'''

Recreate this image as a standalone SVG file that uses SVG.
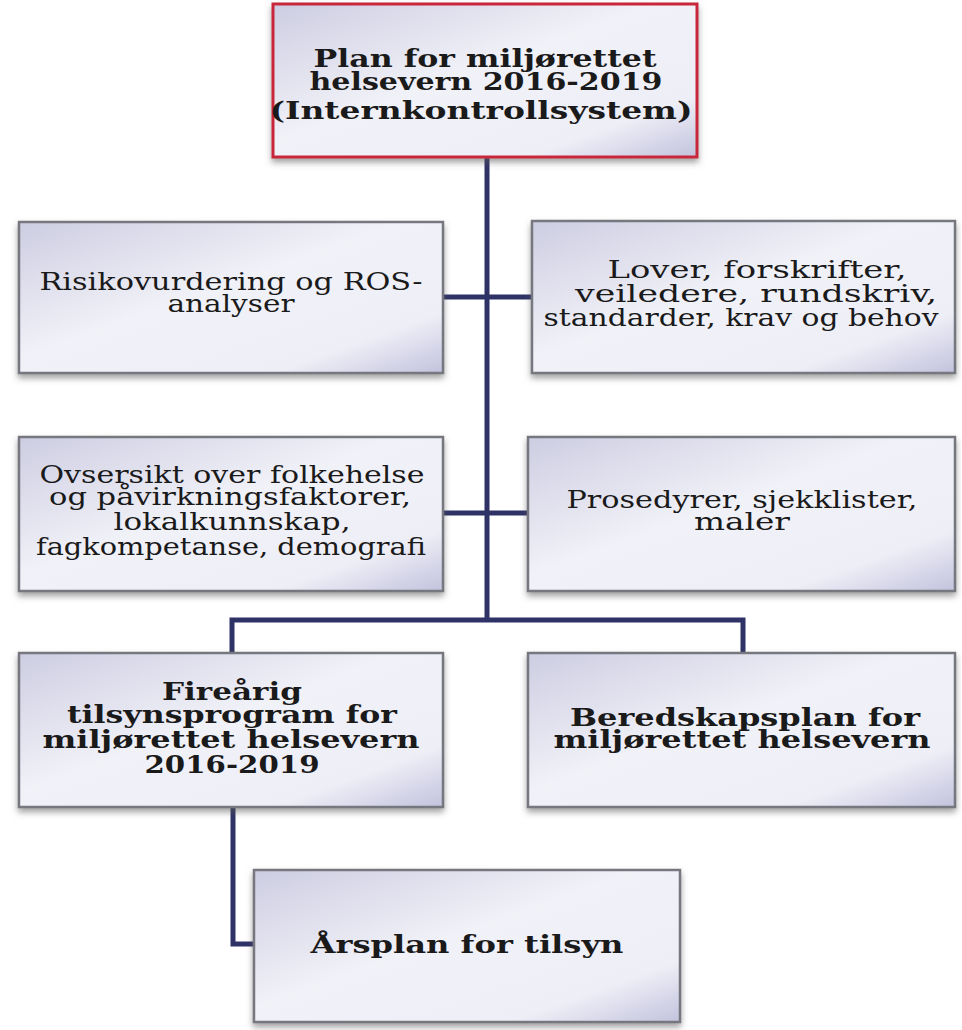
<svg xmlns="http://www.w3.org/2000/svg" width="962" height="1030" viewBox="0 0 962 1030">
<defs>
<linearGradient id="g" x1="0" y1="0" x2="1" y2="1">
<stop offset="0" stop-color="#cdcde2"/>
<stop offset="0.45" stop-color="#f1f1f8"/>
<stop offset="0.8" stop-color="#eeeef7"/>
<stop offset="1" stop-color="#c2c2dd"/>
</linearGradient>
<filter id="sh" x="-5%" y="-5%" width="112%" height="120%">
<feDropShadow dx="0" dy="4" stdDeviation="3" flood-color="#555" flood-opacity="0.55"/>
</filter>
</defs>
<style>
.box{fill:url(#g);stroke:#77777f;stroke-width:2.5;filter:url(#sh)}
.top{stroke:#c8283a;stroke-width:3}
.t{font-family:"DejaVu Serif","Liberation Serif",serif;font-size:24px;fill:#1a1a1a;text-anchor:middle}
.b{font-weight:bold;font-size:25px}
.c{stroke:#2f3266;fill:none;stroke-width:5;stroke-linejoin:miter}
</style>
<rect width="962" height="1030" fill="#ffffff"/>
<g id="connectors">
<path class="c" d="M487 157 V620"/>
<path class="c" d="M232 653 V620 H743 V653"/>
<path class="c" d="M443 297 H532" stroke-width="4"/>
<path class="c" d="M443 513 H528" stroke-width="4"/>
<path class="c" d="M233 807 V944 H254" stroke-width="4"/>
</g>
<g id="n-plan">
<rect class="box top" x="273" y="4" width="424" height="153"/>
<text class="t b" x="485" y="67" textLength="343" lengthAdjust="spacingAndGlyphs">Plan for miljørettet</text>
<text class="t b" x="486" y="90" textLength="353" lengthAdjust="spacingAndGlyphs">helsevern 2016-2019</text>
<text class="t b" x="481" y="119" textLength="423" lengthAdjust="spacingAndGlyphs">(Internkontrollsystem)</text>
</g>
<g id="n-risiko">
<rect class="box" x="19" y="222" width="424" height="151"/>
<text class="t" x="231" y="290" textLength="383" lengthAdjust="spacingAndGlyphs">Risikovurdering og ROS-</text>
<text class="t" x="231" y="312" textLength="127" lengthAdjust="spacingAndGlyphs">analyser</text>
</g>
<g id="n-lover">
<rect class="box" x="532" y="221" width="423" height="152"/>
<text class="t" x="757" y="278" textLength="299" lengthAdjust="spacingAndGlyphs">Lover, forskrifter,</text>
<text class="t" x="756" y="302" textLength="362" lengthAdjust="spacingAndGlyphs">veiledere, rundskriv,</text>
<text class="t" x="741" y="326" textLength="395" lengthAdjust="spacingAndGlyphs">standarder, krav og behov</text>
</g>
<g id="n-oversikt">
<rect class="box" x="19" y="437" width="424" height="154"/>
<text class="t" x="232" y="483" textLength="385" lengthAdjust="spacingAndGlyphs">Ovsersikt over folkehelse</text>
<text class="t" x="230" y="505" textLength="362" lengthAdjust="spacingAndGlyphs">og påvirkningsfaktorer,</text>
<text class="t" x="232" y="530" textLength="237" lengthAdjust="spacingAndGlyphs">lokalkunnskap,</text>
<text class="t" x="231" y="555" textLength="390" lengthAdjust="spacingAndGlyphs">fagkompetanse, demografi</text>
</g>
<g id="n-prosedyrer">
<rect class="box" x="528" y="437" width="427" height="154"/>
<text class="t" x="742" y="508" textLength="351" lengthAdjust="spacingAndGlyphs">Prosedyrer, sjekklister,</text>
<text class="t" x="742" y="530" textLength="96" lengthAdjust="spacingAndGlyphs">maler</text>
</g>
<g id="n-firearig">
<rect class="box" x="19" y="653" width="424" height="154"/>
<text class="t b" x="232" y="700" textLength="140" lengthAdjust="spacingAndGlyphs">Fireårig</text>
<text class="t b" x="232" y="723" textLength="330" lengthAdjust="spacingAndGlyphs">tilsynsprogram for</text>
<text class="t b" x="231" y="748" textLength="377" lengthAdjust="spacingAndGlyphs">miljørettet helsevern</text>
<text class="t b" x="232" y="773" textLength="175" lengthAdjust="spacingAndGlyphs">2016-2019</text>
</g>
<g id="n-beredskap">
<rect class="box" x="528" y="653" width="427" height="154"/>
<text class="t b" x="745" y="726" textLength="350" lengthAdjust="spacingAndGlyphs">Beredskapsplan for</text>
<text class="t b" x="742" y="748" textLength="377" lengthAdjust="spacingAndGlyphs">miljørettet helsevern</text>
</g>
<g id="n-arsplan">
<rect class="box" x="254" y="870" width="426" height="152"/>
<text class="t b" x="467" y="953" textLength="313" lengthAdjust="spacingAndGlyphs">Årsplan for tilsyn</text>
</g>
</svg>
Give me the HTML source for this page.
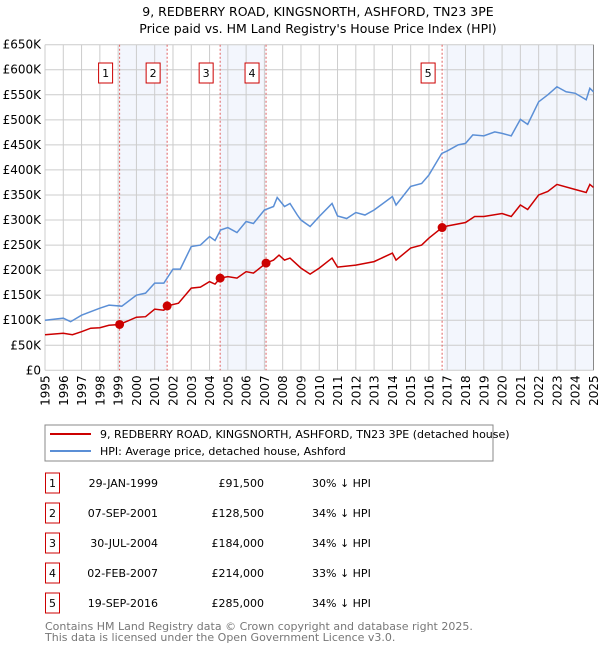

'''

_Problem to solve:_ Reproduce all the entries that precede this task, word for word, minus any pictures.

_The solution:_
Recreate this image as a standalone SVG file that uses SVG.
<svg xmlns="http://www.w3.org/2000/svg" width="962" height="1030" viewBox="0 0 962 1030">
<defs>
<linearGradient id="g" x1="0" y1="0" x2="1" y2="1">
<stop offset="0" stop-color="#cdcde2"/>
<stop offset="0.45" stop-color="#f1f1f8"/>
<stop offset="0.8" stop-color="#eeeef7"/>
<stop offset="1" stop-color="#c2c2dd"/>
</linearGradient>
<filter id="sh" x="-5%" y="-5%" width="112%" height="120%">
<feDropShadow dx="0" dy="4" stdDeviation="3" flood-color="#555" flood-opacity="0.55"/>
</filter>
</defs>
<style>
.box{fill:url(#g);stroke:#77777f;stroke-width:2.5;filter:url(#sh)}
.top{stroke:#c8283a;stroke-width:3}
.t{font-family:"DejaVu Serif","Liberation Serif",serif;font-size:24px;fill:#1a1a1a;text-anchor:middle}
.b{font-weight:bold;font-size:25px}
.c{stroke:#2f3266;fill:none;stroke-width:5;stroke-linejoin:miter}
</style>
<rect width="962" height="1030" fill="#ffffff"/>
<g id="connectors">
<path class="c" d="M487 157 V620"/>
<path class="c" d="M232 653 V620 H743 V653"/>
<path class="c" d="M443 297 H532" stroke-width="4"/>
<path class="c" d="M443 513 H528" stroke-width="4"/>
<path class="c" d="M233 807 V944 H254" stroke-width="4"/>
</g>
<g id="n-plan">
<rect class="box top" x="273" y="4" width="424" height="153"/>
<text class="t b" x="485" y="67" textLength="343" lengthAdjust="spacingAndGlyphs">Plan for miljørettet</text>
<text class="t b" x="486" y="90" textLength="353" lengthAdjust="spacingAndGlyphs">helsevern 2016-2019</text>
<text class="t b" x="481" y="119" textLength="423" lengthAdjust="spacingAndGlyphs">(Internkontrollsystem)</text>
</g>
<g id="n-risiko">
<rect class="box" x="19" y="222" width="424" height="151"/>
<text class="t" x="231" y="290" textLength="383" lengthAdjust="spacingAndGlyphs">Risikovurdering og ROS-</text>
<text class="t" x="231" y="312" textLength="127" lengthAdjust="spacingAndGlyphs">analyser</text>
</g>
<g id="n-lover">
<rect class="box" x="532" y="221" width="423" height="152"/>
<text class="t" x="757" y="278" textLength="299" lengthAdjust="spacingAndGlyphs">Lover, forskrifter,</text>
<text class="t" x="756" y="302" textLength="362" lengthAdjust="spacingAndGlyphs">veiledere, rundskriv,</text>
<text class="t" x="741" y="326" textLength="395" lengthAdjust="spacingAndGlyphs">standarder, krav og behov</text>
</g>
<g id="n-oversikt">
<rect class="box" x="19" y="437" width="424" height="154"/>
<text class="t" x="232" y="483" textLength="385" lengthAdjust="spacingAndGlyphs">Ovsersikt over folkehelse</text>
<text class="t" x="230" y="505" textLength="362" lengthAdjust="spacingAndGlyphs">og påvirkningsfaktorer,</text>
<text class="t" x="232" y="530" textLength="237" lengthAdjust="spacingAndGlyphs">lokalkunnskap,</text>
<text class="t" x="231" y="555" textLength="390" lengthAdjust="spacingAndGlyphs">fagkompetanse, demografi</text>
</g>
<g id="n-prosedyrer">
<rect class="box" x="528" y="437" width="427" height="154"/>
<text class="t" x="742" y="508" textLength="351" lengthAdjust="spacingAndGlyphs">Prosedyrer, sjekklister,</text>
<text class="t" x="742" y="530" textLength="96" lengthAdjust="spacingAndGlyphs">maler</text>
</g>
<g id="n-firearig">
<rect class="box" x="19" y="653" width="424" height="154"/>
<text class="t b" x="232" y="700" textLength="140" lengthAdjust="spacingAndGlyphs">Fireårig</text>
<text class="t b" x="232" y="723" textLength="330" lengthAdjust="spacingAndGlyphs">tilsynsprogram for</text>
<text class="t b" x="231" y="748" textLength="377" lengthAdjust="spacingAndGlyphs">miljørettet helsevern</text>
<text class="t b" x="232" y="773" textLength="175" lengthAdjust="spacingAndGlyphs">2016-2019</text>
</g>
<g id="n-beredskap">
<rect class="box" x="528" y="653" width="427" height="154"/>
<text class="t b" x="745" y="726" textLength="350" lengthAdjust="spacingAndGlyphs">Beredskapsplan for</text>
<text class="t b" x="742" y="748" textLength="377" lengthAdjust="spacingAndGlyphs">miljørettet helsevern</text>
</g>
<g id="n-arsplan">
<rect class="box" x="254" y="870" width="426" height="152"/>
<text class="t b" x="467" y="953" textLength="313" lengthAdjust="spacingAndGlyphs">Årsplan for tilsyn</text>
</g>
</svg>
Give me the HTML source for this page.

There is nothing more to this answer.